Samsung SoC & ARMv8 discussions

For ARM-based designs based on CCI-400, it's not just bandwidth you need to focus on. That interconnect is "deep", so especially with GPUs since they tend to have reasonably hard requirements on latency, making sure those requirements are met in a complex SoC can be difficult and GPU performance can be affected. Measured bandwidth only tells you part of the story.
 
Samsung confirmed what we pretty much already knew..14nm for the Exynos 7420, 2.1 Ghz clock for the A57's and LPDDR4. They also claim 20 percent faster speed, 35 percent less power consumption and 30 percent productivity gain for 14nm compared to 20nm. Not sure what they mean by productivity but Joshua at AT seems to think it is performance per watt. Unless my reasoning is completely wrong, wouldn't a 35% reduction in power consumption mean ~50% higher performance per watt (i.e. 1/0.65)?

Source - Anandtech
1. No idea. May have to do with power consumption.
2. It's not only cache but also other stuff within the cluster, PLLs, interfaces, etc.
3. There is a base amount of power which goes into the RoS and memory, remember these are SoC load numbers not just merely CPU core power figures. When you take away that base amount the scaling with threads is pretty linear on the A57 cores. I was also told that power consumption on the A15's was not linear because the cluster might be fighting for resources and each additional thread would decrease the actual work done per thread, making each additional thread use less power than the previous. The deltas from n to n+1 threads was 879, 708 and 637 mW. The same thing happened on the A7 cores.

Fixed the LP mention.

2. Yes..agreed that those dont scale well but surely they wouldn't grow in size compared to 28nm? And cache should scale well so something doesn't quite add up. The overall size of the clusters certainly should not have gone up significantly.
3. Yes..I understand the results are for the full SoC. But my point was that the additional power consumption for a 4 core load on A53 seems to be much higher than the A7, compared to a single core. On a one core load..SoC power is 0.271W v/s 0.213W for A53 v/s A7, i.e. a difference of 58 mw. But for 4 cores..SoC power is 0.847W v/s 0.453W, a difference of 394 mw or about 100 mw per core. This is almost double the difference of 58 mw for one core alone.

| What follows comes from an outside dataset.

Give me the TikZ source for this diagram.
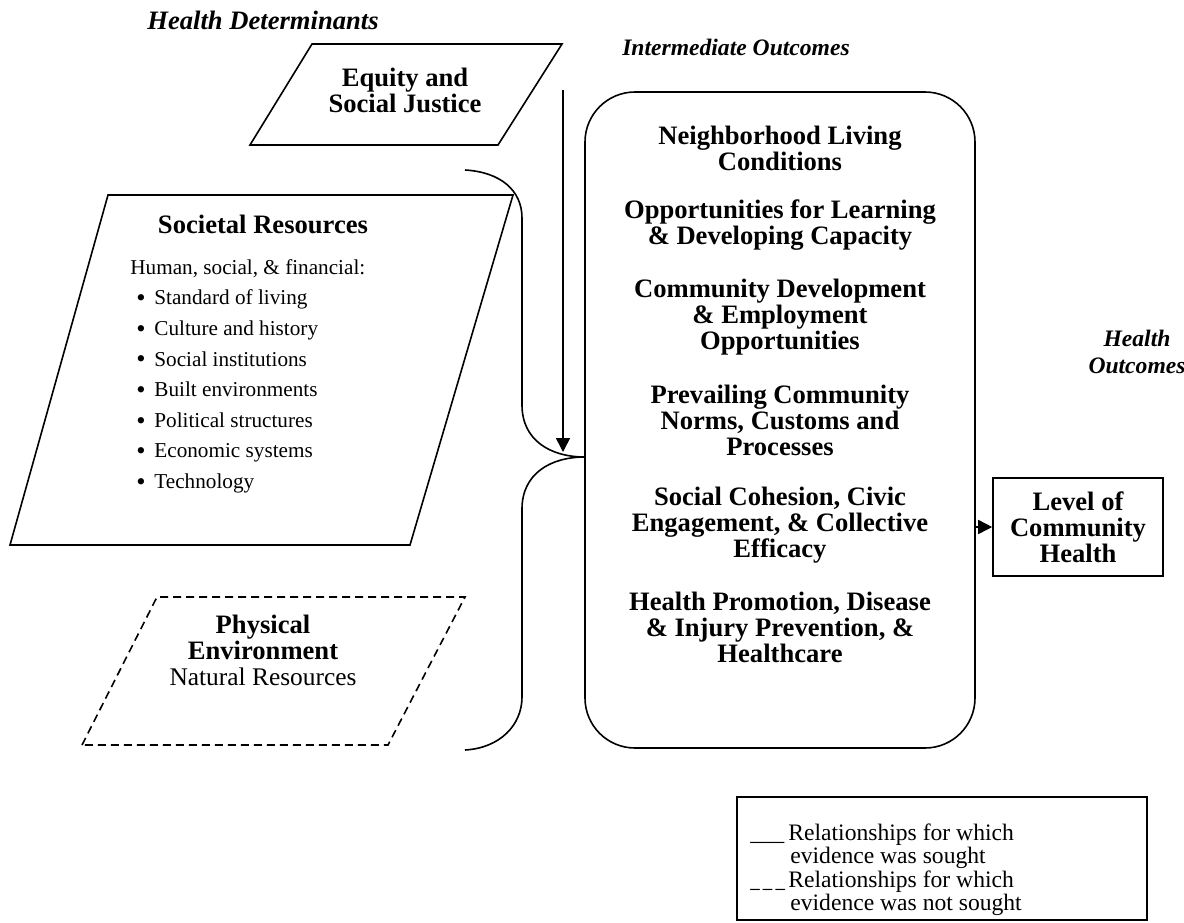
\documentclass[tikz,border=0pt]{standalone}
\usepackage{fontspec}
\usepackage{graphicx}
\setmainfont{Liberation Serif}
\usetikzlibrary{arrows.meta,positioning}

\tikzset{
  heading/.style={font=\fontsize{13.3}{13.5}\selectfont\bfseries\itshape, align=center, inner sep=0pt},
  smallheading/.style={heading, font=\fontsize{11.8}{13.5}\selectfont\bfseries\itshape},
  boldtext/.style={font=\fontsize{13.3}{13}\selectfont\bfseries, align=center, inner sep=0pt},
  listtext/.style={font=\fontsize{10.6}{15.3}\selectfont, align=left, inner sep=0pt},
  legendtext/.style={font=\fontsize{11.8}{11.8}\selectfont, align=left, inner sep=0pt},
  line/.style={line width=0.8pt},
  dashline/.style={line width=0.8pt, dash pattern=on 4pt off 2.5pt},
  arrowline/.style={line width=0.8pt, -{Triangle[length=7pt,width=7pt]}},
}

\newcommand{\legkey}[2]{\makebox[19pt][l]{\scalebox{#1}[1]{#2}}}
\newcommand{\listitem}{\hspace*{3pt}\makebox[9pt][l]{\raisebox{-0.9pt}{\scalebox{1.25}{\textbullet}}}}

\begin{document}
\begin{tikzpicture}[x=0.5pt,y=-0.5pt]
  \useasboundingbox (0,0) rectangle (1184,922);

  % Column headings
  \node[heading] (hdet) at (263,20) {Health Determinants};
  \node[smallheading] (hint) at (736,47) {Intermediate Outcomes};
  \node[smallheading] (hout) at (1137,352) {Health\\Outcomes};

  % Equity and Social Justice
  \draw[line] (250,145) -- (312,44) -- (562,44) -- (498,145) -- cycle;
  \node[boldtext] (equity) at (405,90) {Equity and\\Social Justice};

  % Societal Resources
  \draw[line] (10,545) -- (108,195) -- (513,195) -- (410,545) -- cycle;
  \node[boldtext] (societal) at (263,224) {Societal Resources};
  \node[listtext, anchor=north west] (soclist) at (130,259) {%
    Human, social, \& financial:\\
    \listitem Standard of living\\
    \listitem Culture and history\\
    \listitem Social institutions\\
    \listitem Built environments\\
    \listitem Political structures\\
    \listitem Economic systems\\
    \listitem Technology};

  % Physical Environment (not sought)
  \draw[dashline] (82,745) -- (157,597) -- (465,597) -- (388,745) -- cycle;
  \node[boldtext] (physical) at (263,650) {Physical\\Environment\\{\mdseries\fontsize{12.7}{13}\selectfont Natural Resources}};

  % Intermediate outcomes
  \node[draw, line, rounded corners=25pt, minimum width=195pt, minimum height=328pt, inner sep=0pt] (inter) at (780,420) {};
  \node[boldtext] (neigh) at (780,148) {Neighborhood Living\\Conditions};
  \node[boldtext] (learn) at (780,225) {Opportunities for Learning\\\& Developing Capacity};
  \node[boldtext] (devel) at (780,317) {Community Development\\\& Employment\\Opportunities};
  \node[boldtext] (norms) at (780,420) {Prevailing Community\\Norms, Customs and\\Processes};
  \node[boldtext] (cohes) at (780,525) {Social Cohesion, Civic\\Engagement, \& Collective\\Efficacy};
  \node[boldtext] (promo) at (780,627) {Health Promotion, Disease\\\& Injury Prevention, \&\\Healthcare};

  % Health outcome
  \node[draw, line, minimum width=85pt, minimum height=49pt, inner sep=0pt, boldtext] (level) at (1078,527) {Level of\\Community\\Health};
  \draw[arrowline] (inter.east |- level.west) -- (level.west);

  % Brace joining the determinants
  \coordinate (cusp) at (585,457);
  \coordinate (bracetop) at (465,170);
  \coordinate (bracebot) at (465,750);
  \draw[line] (bracetop) .. controls (500,172) and (522,190) .. (522,218) -- (522,405)
    .. controls (522,440) and (550,457) .. (cusp);
  \draw[line] (cusp) .. controls (550,457) and (522,474) .. (522,509) -- (522,697)
    .. controls (522,725) and (500,748) .. (bracebot);

  % Equity arrow
  \coordinate (arrtop) at (563,90);
  \coordinate (arrbot) at (563,452);
  \draw[arrowline] (arrtop) -- (arrbot);

  % Legend
  \node[draw, line, minimum width=205pt, minimum height=61.5pt, inner sep=0pt] (legend) at (942,858.5) {};
  \node[legendtext, anchor=north west] (legtext) at (750,823) {%
    \legkey{0.72}{\_\_\_\_}Relationships for which\\
    \hspace*{20pt}evidence was sought\\
    \legkey{0.8}{\_\,\_\,\_}Relationships for which\\
    \hspace*{20pt}evidence was not sought};
\end{tikzpicture}
\end{document}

P.S. I have another unrelated query if you could indulge me and have the time to test. You guys did a test on encryption and storage performance on Lollipop on the Nexus 6 and we saw that performance dropped drastically if encryption was enabled. With the A57 this should be mitigated due to the encryption units. Could you possibly test this on the Note 4?

Ahh yes..thanks I forgot about that. Seems like higher bandwidth does not seem to be helping performance all that much even in benchmarks. The Geekbench scores for 7420 vs 5433 are ~15% and ~10% higher for single and multicore respectively. If you normalize for clocks (2.1 v/s 1.9 ghz) this reduces to ~5% and 0%. The other slight surprise is that multi-core advantage is lower than single core. I would have thought it would be the opposite due to the process advantage and presumably less throttling.
For ARM-based designs based on CCI-400, it's not just bandwidth you need to focus on. That interconnect is "deep", so especially with GPUs since they tend to have reasonably hard requirements on latency, making sure those requirements are met in a complex SoC can be difficult and GPU performance can be affected. Measured bandwidth only tells you part of the story.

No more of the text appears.